Everybody has at least one coworker or associate who is a complete idiot, bless them. My apartment mate has several, because she works in the local bureaucracy, but fortunately, and in all honesty, I myself only have one and a quarter. That's an aggragate figure. One whole one, and several tiny fractions of one distributed unevenly all around. But I make up for it by babysitting rightwing morons who occasionally pooh their pants (rhetorically speaking).
The one whole complete idiot refuses to get vaccinated. Almost all of the hospitalizations for Covid now are unvaccinated people, vaccine refusers. But that, apparently, is a conspiracy. He watches youtube videos, he knows. He's a walking duck.
I'm surprised that the rightwing morons haven't talked sense into him.
I largely stayed out of the discussion, because peer-sneer doesn't work at all and he knows all about everything, what with having been part of the original crew of the Ark when Noah sailed down from Outer Space to teach mankind how to build pyramids.
"Humans, build huge symbolic breasts with straight lines out in the dessert. They will serve no actual useful purpose, and suck up your resources for years, besides looking only debatably decorative!"
"Okay..."
In return for doing that, the space aliens taught us about beer and pizza. China didn't get beer and pizza, proving that they have no pyramids and had no space aliens.
That's why you can't trust China. Quod erat demonstrandum.
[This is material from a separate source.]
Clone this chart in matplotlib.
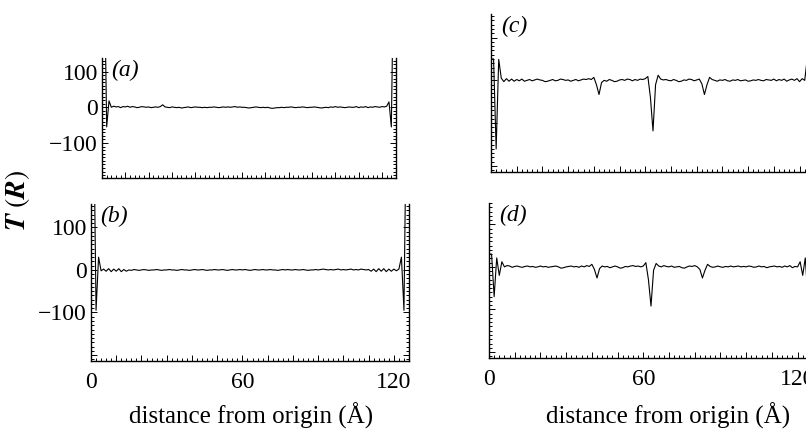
import numpy as np
import matplotlib
matplotlib.use("Agg")
import matplotlib.pyplot as plt
from matplotlib.ticker import MultipleLocator, FixedLocator, FuncFormatter

plt.rcParams['font.family'] = ['Liberation Serif', 'DejaVu Serif']
plt.rcParams['mathtext.fontset'] = 'stix'

# distance from origin (Angstrom), one point per 1 A
dist = np.arange(0, 127)

# T(R)
t_a = [400, 400, -55, 18, 0, 3, 1, 2, -1, 2,
       1, 3, 0, 2, 1, -1, 0, 2, 1, 0,
       1, -1, 0, 1, 0, 2, 7, 1, 0, -1,
       1, 0, -1, 0, -2, -1, 0, 1, -1, 0,
       1, 0, 0, -1, 0, -1, 0, 0, 1, 0,
       -1, 0, 1, 0, 1, 0, 1, 2, 0, 1,
       0, 0, -1, -2, -1, 0, 1, 0, -1, 0,
       -1, 0, -2, -3, -2, -1, -1, 0, -1, 0,
       0, 1, 0, -1, 0, 0, 1, 0, -1, 0,
       0, 1, 0, -1, -2, -1, 0, -1, 1, 0,
       2, 0, 1, 0, -1, 0, 1, 0, 0, 2,
       -1, 1, 0, 2, -1, 1, 0, 2, 1, 0,
       2, 1, 3, 15, -55, 400, 400]

t_b = [400, 400, -95, 30, -2, 2, -3, 3, -4, 2,
       -3, 3, -4, 1, -3, 0, -1, 1, 0, -1,
       0, 1, 0, -1, 0, 0, 1, 0, -1, 0,
       0, 1, 0, 0, -1, 0, 1, 0, 0, -1,
       0, 1, 0, 0, 1, 0, -1, 0, 0, 1,
       0, 0, 1, 0, -1, 0, 1, 0, 0, 1,
       0, 1, 0, -1, 0, 1, 0, 0, 1, 0,
       0, 1, 0, 0, -1, 0, 1, 0, 1, 0,
       0, 1, 0, 0, 1, 0, -1, 0, 0, 1,
       0, 1, 2, 1, 0, 1, 0, 1, 2, 0,
       1, 0, 1, 2, 0, 1, 0, 2, 1, 0,
       1, -3, 2, -4, 3, -3, 3, -4, 2, -3,
       2, -2, 2, 30, -95, 400, 400]

t_c = [50, 50, -160, 49, 5, -3, 4, -2, 3, -2,
       2, -1, 3, -2, 0, 2, -1, 1, 3, 1,
       0, -3, -2, 0, 2, -1, 0, 3, 2, 0,
       1, -2, 0, 2, -1, 1, 3, 2, 4, 2,
       7, -10, -33, -5, 0, -2, 2, 0, -3, -2,
       1, 2, 0, 3, 2, -1, 2, 0, 3, 2,
       4, 9, -40, -118, -10, 12, 3, 1, 2, 0,
       -1, 2, 0, -3, -2, 1, 0, 3, 2, -1,
       1, 3, -8, -33, -10, 7, 2, 0, -2, 1,
       0, 2, -1, -2, 1, 0, 2, -1, 0, 1,
       -2, -1, 1, 0, 2, 0, -1, 2, 1, 0,
       3, -1, 2, 0, 3, -2, 1, 3, 0, 4,
       -3, 4, 0, 52, -160, 50, 50]

t_d = [30, 30, -70, 21, -20, 12, 0, 3, 2, -1,
       1, 2, 0, -1, 1, 2, 0, 1, -1, 0,
       2, 0, 1, -1, 0, 1, 2, 0, -3, -2,
       0, 1, 2, 0, 1, -1, 2, 0, 3, 1,
       6, -6, -26, -4, 2, 0, 1, -2, 0, 2,
       0, -3, -2, 1, 0, 2, 3, 1, 2, 0,
       2, 10, -30, -92, -8, 8, 2, 0, 3, 1,
       0, 2, -1, 0, 1, -2, -3, 0, 2, 1,
       3, 0, -6, -26, -8, 6, 1, -1, 0, 2,
       0, -1, 1, 0, 2, 0, 1, 2, 0, 1,
       0, 2, 1, -1, 0, 2, 0, 1, -2, 0,
       1, 2, 0, 1, -1, 2, 0, 3, -2, 1,
       0, 12, -20, 21, -70, 80, 80]

panel_names = ['(a)', '(b)', '(c)', '(d)']
x_labels = ['0', '60', '120']
y_labels = ['\u2212100', '0', '100']

W, H = 806, 434
fig = plt.figure(figsize=(W / 100, H / 100), dpi=100)


def px_axes(x0, y0, x1, y1):
    # pixel box (left, top, right, bottom) -> figure fraction
    return fig.add_axes([x0 / W, 1 - y1 / H, (x1 - x0) / W, (y1 - y0) / H])


ax_a = px_axes(102, 58, 396, 178)
ax_b = px_axes(91, 204, 409, 361)
ax_c = px_axes(491, 14, 815, 172)
ax_d = px_axes(489, 203, 813, 358)

series = [t_a, t_b, t_c, t_d]
axes = [ax_a, ax_b, ax_c, ax_d]
ylims = [(-198, 138), (-214, 155), (-214, 155), (-214, 150)]

for i, ax in enumerate(axes):
    ax.plot(dist, series[i], color='black', lw=0.8)
    ax.set_xlim(0, 126)
    ax.set_ylim(*ylims[i])
    ax.spines['top'].set_visible(False)
    for s in ['left', 'right', 'bottom']:
        ax.spines[s].set_linewidth(1.0)
    ax.xaxis.set_major_locator(MultipleLocator(10))
    ax.xaxis.set_minor_locator(MultipleLocator(2))
    ax.yaxis.set_major_locator(FixedLocator([-200, -100, 0, 100]))
    ax.yaxis.set_minor_locator(MultipleLocator(10))
    ax.tick_params(which='both', direction='in', left=True, right=True,
                   bottom=True, top=False, width=0.7)
    ax.tick_params(which='major', length=4)
    ax.tick_params(which='minor', length=2)
    ax.tick_params(axis='x', pad=8, labelsize=17)
    ax.tick_params(axis='y', pad=3, labelsize=17)
    ax.text(0.03, 0.985, panel_names[i], transform=ax.transAxes,
            ha='left', va='top', fontsize=17, style='italic')

    if i in (1, 3):
        ax.xaxis.set_major_formatter(FuncFormatter(
            lambda v, p: x_labels[[0, 60, 120].index(int(round(v)))]
            if int(round(v)) in (0, 60, 120) else ''))
    else:
        ax.tick_params(axis='x', labelbottom=False)
    if i in (0, 1):
        ax.yaxis.set_major_formatter(FuncFormatter(
            lambda v, p: y_labels[[-100, 0, 100].index(int(round(v)))]
            if int(round(v)) in (-100, 0, 100) else ''))
    else:
        ax.tick_params(axis='y', labelleft=False)

fig.text(251 / W, 1 - 416 / H, 'distance from origin (Å)', ha='center',
         va='center', fontsize=18)
fig.text(668 / W, 1 - 416 / H, 'distance from origin (Å)', ha='center',
         va='center', fontsize=18)
fig.text(17 / W, 1 - 200 / H, r'$\boldsymbol{T}\ (\boldsymbol{R})$',
         rotation=90, ha='center', va='center', fontsize=20)

fig.savefig('out.png', dpi=100)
As is well known. On youtube.
The rightwing moron who is about to retire also believes in space aliens, but his are different from the idiot's aliens. His are scientific and military in nature. Not anal-retentive architects.
I envy my apartment mate; her idiots and morons have little individual cubicles, and can be managed with crime-scene tape and strategically placed donuts. Mine are free range, and donuts would only encourage them.
Seemingly their only constraints are benignly enlarged prostates, weak bladders, and football television.
Reality and common sense aren't even in the running.
For crapsakes, no donuts! They don't need sugar!
Please don't feed the monkeys!
One of the bald ones keeps talking about his penis, which the others seemingly enjoy.
These people are good examples of what not to be when I get older.